Stated problem – Only the lines from the start of the data through the line with "import plotly.graph_objects as go" belong in the copy. Restate them word for word, minus the pictures.

Stored data –
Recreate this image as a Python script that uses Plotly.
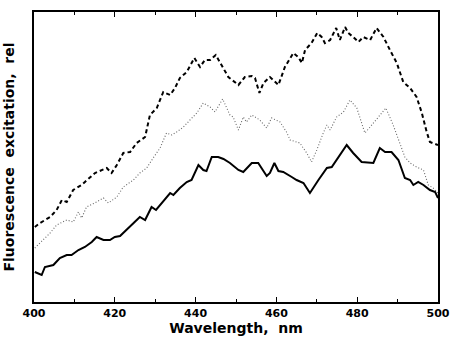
import plotly.graph_objects as go

# Dashed (top) curve
dash_x = [400.2, 401.5, 404.0, 405.6, 406.9, 408.1, 409.7, 411.8, 412.6, 415.1, 418.0, 419.2, 420.5, 422.1, 423.8,
          425.4, 427.5, 428.7, 430.4, 432.0, 433.7, 434.9, 436.1, 437.8, 439.7, 441.1, 442.3, 443.6, 445.0, 446.5,
          448.1, 450.6, 452.2, 453.9, 454.7, 455.8, 456.8, 458.4, 460.5, 462.1, 464.2, 465.4, 466.3, 467.1, 468.7,
          470.1, 471.2, 472.0, 473.3, 474.8, 475.7, 477.0, 477.8, 479.0, 480.3, 481.5, 483.2, 484.8, 486.5, 488.1,
          489.8, 491.4, 493.1, 494.7, 496.0, 497.2, 498.0, 500.0]
dash_y = [75, 79, 85, 92, 102, 100, 112, 117, 120, 129, 134, 129, 137, 149, 150,
          159, 165, 187, 194, 210, 207, 214, 224, 230, 244, 235, 242, 242, 247, 237,
          225, 217, 225, 226, 224, 209, 219, 225, 217, 235, 249, 245, 239, 252, 259,
          269, 265, 259, 262, 274, 262, 275, 269, 265, 260, 265, 262, 274, 265, 252,
          239, 220, 214, 205, 189, 170, 160, 157]

# Dotted (middle) curve
dot_x = [400.2, 402.3, 404.0, 405.6, 408.1, 409.7, 411.0, 411.8, 413.0, 415.5, 417.2, 418.4, 420.5, 422.1, 424.6,
         426.2, 427.9, 429.5, 431.2, 432.8, 434.1, 435.3, 437.0, 438.6, 440.3, 441.9, 443.6, 444.8, 446.7, 448.5,
         449.3, 450.6, 451.8, 452.6, 453.9, 455.9, 457.6, 458.8, 460.9, 462.5, 463.4, 465.8, 467.5, 468.7, 470.0,
         471.6, 472.5, 473.3, 474.9, 476.6, 478.2, 479.9, 481.9, 483.2, 485.2, 487.1, 488.9, 490.6, 491.8, 493.1,
         494.7, 496.4, 497.6, 498.8, 500.0]
dot_y = [54, 62, 69, 77, 82, 80, 90, 84, 95, 100, 104, 99, 105, 115, 122,
         129, 134, 144, 154, 169, 167, 170, 175, 182, 189, 199, 195, 190, 203, 187,
         185, 172, 185, 180, 187, 182, 174, 184, 180, 170, 162, 159, 149, 140, 152,
         169, 177, 172, 185, 190, 202, 194, 169, 175, 185, 194, 177, 159, 145, 139,
         135, 132, 117, 114, 109]

# Solid (bottom) curve
solid_x = [400.2, 401.9, 402.7, 404.8, 406.4, 408.1, 409.3, 411.0, 412.6, 414.3, 415.5, 417.2, 418.8, 420.0, 421.3,
           423.3, 424.6, 426.2, 427.5, 429.1, 430.2, 431.6, 433.7, 434.5, 436.1, 437.8, 439.0, 440.7, 441.9, 442.7,
           444.0, 445.6, 446.9, 448.5, 450.6, 451.8, 453.9, 455.5, 457.6, 458.4, 459.5, 460.5, 461.7, 463.8, 465.0,
           466.7, 468.3, 470.4, 472.5, 473.7, 475.7, 477.4, 479.0, 481.1, 484.0, 485.6, 486.9, 488.5, 490.2, 491.8,
           493.1, 493.9, 495.1, 496.4, 498.0, 499.3, 500.0]
solid_y = [30, 27, 35, 37, 44, 47, 47, 52, 55, 60, 65, 62, 62, 65, 66,
           74, 79, 85, 82, 95, 92, 99, 109, 107, 114, 120, 122, 137, 132, 131,
           145, 145, 143, 139, 132, 130, 139, 139, 126, 129, 139, 131, 130, 125, 122,
           119, 109, 122, 134, 135, 147, 157, 149, 140, 139, 154, 150, 150, 142, 124,
           122, 117, 120, 117, 112, 110, 104]

x_tickvals = [400, 420, 440, 460, 480, 500]

fig = go.Figure()
fig.add_trace(go.Scatter(x=dash_x, y=dash_y, mode="lines",
                         line=dict(color="black", width=2, dash="4px,3px"), showlegend=False))
fig.add_trace(go.Scatter(x=dot_x, y=dot_y, mode="lines",
                         line=dict(color="#666666", width=1.1, dash="1px,2px"), showlegend=False))
fig.add_trace(go.Scatter(x=solid_x, y=solid_y, mode="lines",
                         line=dict(color="black", width=2), showlegend=False))

fig.update_layout(
    width=450, height=339,
    margin=dict(l=34, r=12, t=12, b=37, autoexpand=False),
    paper_bgcolor="white", plot_bgcolor="white",
    font=dict(family="DejaVu Sans, sans-serif", color="black"),
    xaxis=dict(range=[400, 500], tickvals=x_tickvals, ticktext=[str(v) for v in x_tickvals],
               ticks="inside", ticklen=5, tickwidth=1, tickcolor="black",
               minor=dict(dtick=10, ticks="inside", ticklen=3, tickcolor="black"),
               showline=True, linecolor="black", linewidth=1.5, mirror="ticks",
               showgrid=False, zeroline=False, automargin=False,
               tickfont=dict(size=11, weight="bold"),
               title=dict(text="Wavelength,\u00a0\u00a0nm", font=dict(size=14, weight="bold"), standoff=2)),
    yaxis=dict(range=[0, 290], showticklabels=False, ticks="",
               showline=True, linecolor="black", linewidth=1.5, mirror=True,
               showgrid=False, zeroline=False, automargin=False,
               title=dict(text="Fluorescence\u00a0\u00a0excitation,\u00a0\u00a0rel",
                          font=dict(size=14, weight="bold"), standoff=14)),
)

fig.write_html("out.html", config={"displayModeBar": False},
               post_script="document.body.style.margin='0';")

Result –
Recreate this image as a Python script that uses Plotly.
import plotly.graph_objects as go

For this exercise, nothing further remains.